Perhaps the best feature of the U.S. patent system is mandatory disclosure, where patent filers must disclose the innovation. While innovators tend to prefer secrecy to keep a competitive edge, the desire to block copying by patenting an innovation leads to the positive effects of disclosure for follow-on innovation.
A new NBER study by Daniel Gross examines how a mandatory patent secrecy program implemented in WWII slowed the development of follow-on innovations in fields where patents were kept secret:
This paper studies the effects of the USPTO’s patent secrecy program in World War II, under which approximately 11,200 U.S. patent applications were issued secrecy orders which halted examination and prohibited inventors from disclosing their inventions or filing in foreign countries. Secrecy orders were issued most heavily in areas important to the war effort — such as radar, electronics, and synthetic materials — and nearly all rescinded en masse at the end of the war. I find that compulsory invention secrecy was effective at keeping affected technology out of the public domain, but it appears to have reduced and delayed follow-on invention, reduced entry into patenting, and restricted commercialization.
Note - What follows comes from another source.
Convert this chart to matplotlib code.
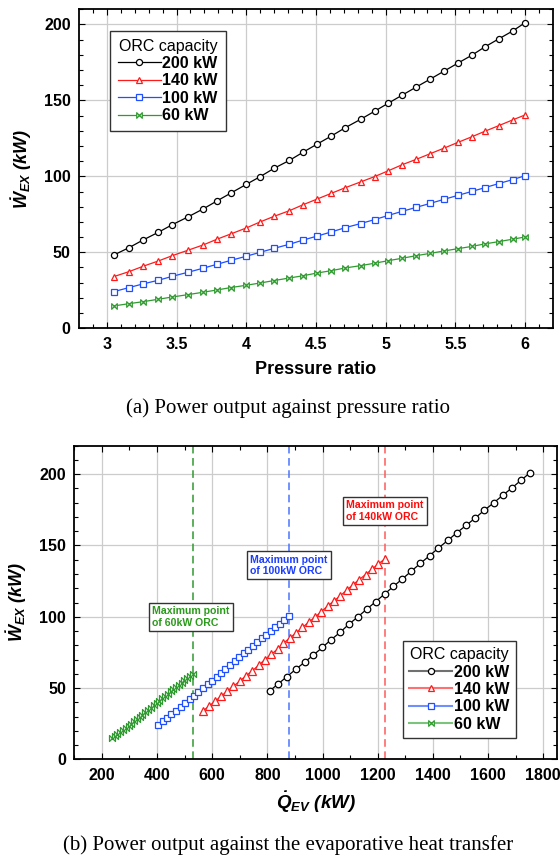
import matplotlib
matplotlib.use('Agg')
import matplotlib.pyplot as plt
from matplotlib.path import Path
from matplotlib.lines import Line2D

# pressure ratio (top panel x) - same for all four capacities
pr = [3.05, 3.16, 3.26, 3.37, 3.47, 3.58, 3.69, 3.79, 3.89, 4.00,
      4.10, 4.20, 4.31, 4.41, 4.51, 4.61, 4.71, 4.82, 4.92, 5.02,
      5.12, 5.22, 5.32, 5.42, 5.52, 5.62, 5.71, 5.81, 5.91, 6.00]

# expander power (kW)
w_200 = [48.2, 53.1, 58.1, 63.2, 68.2, 73.2, 78.5, 83.8, 89.0, 94.7,
         99.8, 105.3, 110.5, 116.0, 121.3, 126.5, 132.0, 137.5, 142.8, 148.2,
         153.5, 158.8, 164.0, 169.3, 174.6, 179.8, 185.1, 190.4, 195.6, 201.1]
w_140 = [34.0, 37.3, 40.8, 44.3, 47.8, 51.3, 54.8, 58.6, 62.1, 66.0,
         70.0, 73.7, 77.4, 81.4, 85.1, 88.8, 92.5, 96.3, 99.8, 103.7,
         107.7, 111.2, 114.9, 118.6, 122.4, 126.1, 129.6, 133.3, 137.1, 140.4]
w_100 = [24.1, 26.8, 29.2, 31.6, 34.2, 36.8, 39.5, 42.1, 44.7, 47.4,
         50.0, 52.6, 55.3, 58.1, 60.7, 63.4, 66.2, 68.9, 71.5, 74.3,
         77.0, 79.6, 82.2, 84.9, 87.5, 90.1, 92.5, 95.2, 97.8, 100.4]
w_60 = [14.7, 16.2, 17.5, 19.1, 20.6, 22.1, 23.7, 25.2, 26.8, 28.3,
        29.8, 31.4, 33.1, 34.6, 36.4, 37.9, 39.7, 41.2, 42.8, 44.5,
        46.1, 47.8, 49.3, 50.9, 52.4, 53.9, 55.5, 57.0, 58.6, 60.1]

# evaporator heat (kW), bottom panel x
q_200 = [809, 840, 871, 903, 935, 967, 999, 1030, 1063, 1095,
         1127, 1160, 1192, 1225, 1257, 1289, 1322, 1355, 1388, 1420,
         1454, 1486, 1520, 1554, 1586, 1620, 1653, 1687, 1719, 1753]
q_140 = [566, 588, 610, 632, 654, 677, 699, 722, 745, 768,
         791, 814, 837, 858, 881, 904, 927, 950, 973, 996,
         1019, 1042, 1065, 1087, 1110, 1133, 1156, 1179, 1202, 1225]
q_100 = [404, 420, 436, 452, 469, 485, 501, 518, 534, 550,
         567, 583, 599, 616, 632, 648, 665, 681, 697, 714,
         730, 747, 763, 779, 796, 812, 829, 845, 861, 878]
q_60 = [236, 246, 256, 266, 277, 287, 297, 307, 317, 327,
        337, 347, 358, 368, 378, 388, 398, 408, 418, 428,
        439, 449, 459, 469, 479, 489, 499, 510, 520, 530]

labels = ['200 kW', '140 kW', '100 kW', '60 kW']
colors = ['black', '#ff1a1a', '#1f4fff', '#2f9a2f']
light = ['#707070', '#ff7070', '#6f8fff', '#7cc47c']
vline_colors = ['#2f9a2f', '#4a74ff', '#ff5a5a']
text_colors = ['#2a9a1a', '#1a3cff', '#ff0a0a']

bowtie = Path([(-1, 1), (1, -1), (1, 1), (-1, -1), (-1, 1)],
              [Path.MOVETO, Path.LINETO, Path.LINETO, Path.LINETO, Path.CLOSEPOLY])
markers = ['o', '^', 's', bowtie]
msizes = [4.4, 4.8, 4.6, 4.0]

plt.rcParams['font.family'] = ['Liberation Sans', 'DejaVu Sans']
plt.rcParams['mathtext.fontset'] = 'custom'
plt.rcParams['mathtext.rm'] = 'Liberation Sans:bold:italic'
plt.rcParams['mathtext.it'] = 'Liberation Sans:bold:italic'
plt.rcParams['mathtext.bf'] = 'Liberation Sans:bold:italic'

fig = plt.figure(figsize=(5.6, 8.6), dpi=100)
ax1 = fig.add_axes([0.141, 0.6183, 0.8464, 0.371])
ax2 = fig.add_axes([0.1327, 0.1169, 0.862, 0.365])


def style_axes(ax):
    ax.grid(True, which='major', color='#cccccc', linewidth=0.9, zorder=0)
    ax.set_axisbelow(True)
    for s in ax.spines.values():
        s.set_linewidth(1.3)
        s.set_color('black')
    ax.tick_params(which='both', direction='in', top=True, right=True, width=0.8)
    ax.tick_params(which='major', length=4, labelsize=11.5, pad=6)
    ax.tick_params(which='minor', length=3)
    for t in ax.get_xticklabels() + ax.get_yticklabels():
        t.set_fontweight('bold')


def capacity_legend(ax, handles, anchor, pad):
    leg = ax.legend(handles, labels, title='ORC capacity', loc='upper left',
                    bbox_to_anchor=anchor, borderaxespad=0,
                    prop={'weight': 'bold', 'size': 11.5}, title_fontsize=11.5,
                    numpoints=1, handlelength=2.7, handletextpad=0.1,
                    labelspacing=0.15, borderpad=pad, fancybox=False,
                    framealpha=1, edgecolor='#333333')
    leg.get_frame().set_linewidth(1.0)
    return leg


# ---- (a) power vs pressure ratio
series = [w_200, w_140, w_100, w_60]
lines1 = []
for w, lab, c, m, ms in zip(series, labels, colors, markers, msizes):
    ln, = ax1.plot(pr, w, color=c, linewidth=0.9, marker=m, markersize=ms,
                   markerfacecolor='white', markeredgecolor=c, markeredgewidth=0.9,
                   label=lab, zorder=3)
    lines1.append(ln)

ax1.set_xlim(2.8, 6.2)
ax1.set_ylim(0, 210)
ax1.set_xticks([3, 3.5, 4, 4.5, 5, 5.5, 6])
ax1.set_xticklabels(['3', '3.5', '4', '4.5', '5', '5.5', '6'])
ax1.set_xticks([x / 10 for x in range(29, 62)], minor=True)
ax1.set_yticks([0, 50, 100, 150, 200])
ax1.set_yticks(range(0, 211, 10), minor=True)
style_axes(ax1)
ax1.set_xlabel('Pressure ratio', fontsize=13, fontweight='bold', labelpad=7)
ax1.set_ylabel(r'$\dot{W}_{EX}$ (kW)', fontsize=13, fontweight='bold',
               fontstyle='italic', labelpad=7)
capacity_legend(ax1, lines1, (0.065, 0.933), 0.5)

# ---- (b) power vs evaporator heat
qs = [q_200, q_140, q_100, q_60]
for q, w, lab, c, m, ms in zip(qs, series, labels, colors, markers, msizes):
    ax2.plot(q, w, color=c, linewidth=0.9, marker=m, markersize=ms + 0.3,
             markerfacecolor='white', markeredgecolor=c, markeredgewidth=0.9,
             label=lab, zorder=3)

# maximum points of the smaller ORC units
for q, vc in zip([q_60, q_100, q_140], vline_colors):
    ax2.axvline(max(q), color=vc, linestyle=(0, (5, 3)), linewidth=1.1, zorder=2)

notes = [('Maximum point\nof 60kW ORC', 523, 100),
         ('Maximum point\nof 100kW ORC', 878, 136),
         ('Maximum point\nof 140kW ORC', 1227, 174)]
for (txt, xq, yw), tc in zip(notes, text_colors):
    ax2.text(xq, yw, txt, color=tc, fontsize=7.6, fontweight='bold',
             ha='center', va='center', multialignment='left', zorder=5,
             bbox=dict(boxstyle='square,pad=0.3', facecolor='white',
                       edgecolor='#333333', linewidth=1.0))

ax2.set_xlim(100, 1850)
ax2.set_ylim(0, 220)
ax2.set_xticks(range(200, 1801, 200))
ax2.set_xticks(range(100, 1850, 100), minor=True)
ax2.set_yticks([0, 50, 100, 150, 200])
ax2.set_yticks(range(0, 221, 10), minor=True)
style_axes(ax2)
ax2.set_xlabel(r'$\dot{Q}_{EV}$ (kW)', fontsize=13.5, fontweight='bold',
               fontstyle='italic', labelpad=5)
ax2.set_ylabel(r'$\dot{W}_{EX}$ (kW)', fontsize=13, fontweight='bold',
               fontstyle='italic', labelpad=7)

handles = [Line2D([], [], color=lc, linewidth=1.5, marker=m, markersize=ms,
                  markerfacecolor='white', markeredgecolor=c, markeredgewidth=0.9)
           for lc, c, m, ms in zip(light, colors, markers, msizes)]
capacity_legend(ax2, handles, (0.68, 0.378), 0.4)

fig.text(0.514, 1 - 408 / 860, '(a) Power output against pressure ratio',
         family='Liberation Serif', fontsize=15, ha='center', va='center')
fig.text(0.514, 1 - 845 / 860, '(b) Power output against the evaporative heat transfer',
         family='Liberation Serif', fontsize=15, ha='center', va='center')

fig.savefig('out.png', dpi=100)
The results shed light on the consequences of invention secrecy, which is widely used by inventors to protect and appropriate the returns to innovation, and yield lessons for ongoing policy debates over potential measures to protect U.S. invention against the growing incidence of foreign IP theft today.
The effect of the secrecy orders (which are still used today, albeit much less frequently), was a 10% decline in patent filings immediately following the war, and patenting frequency didn’t return to its pre-war levels until the 1950s.
Not only did the patent secrecy program prevent the filing of new patents, but it also reduced access to commercial products more broadly. Using DuPont as an example, Gross found that technical terms used in patent filings with secrecy orders were less likely to appear in chemical company catalogs.
The authors ultimately conclude that such secrecy orders were effective at preventing information disclosure (stiff penalties were imposed on those that did disclose), but had a large negative effect on postwar innovation.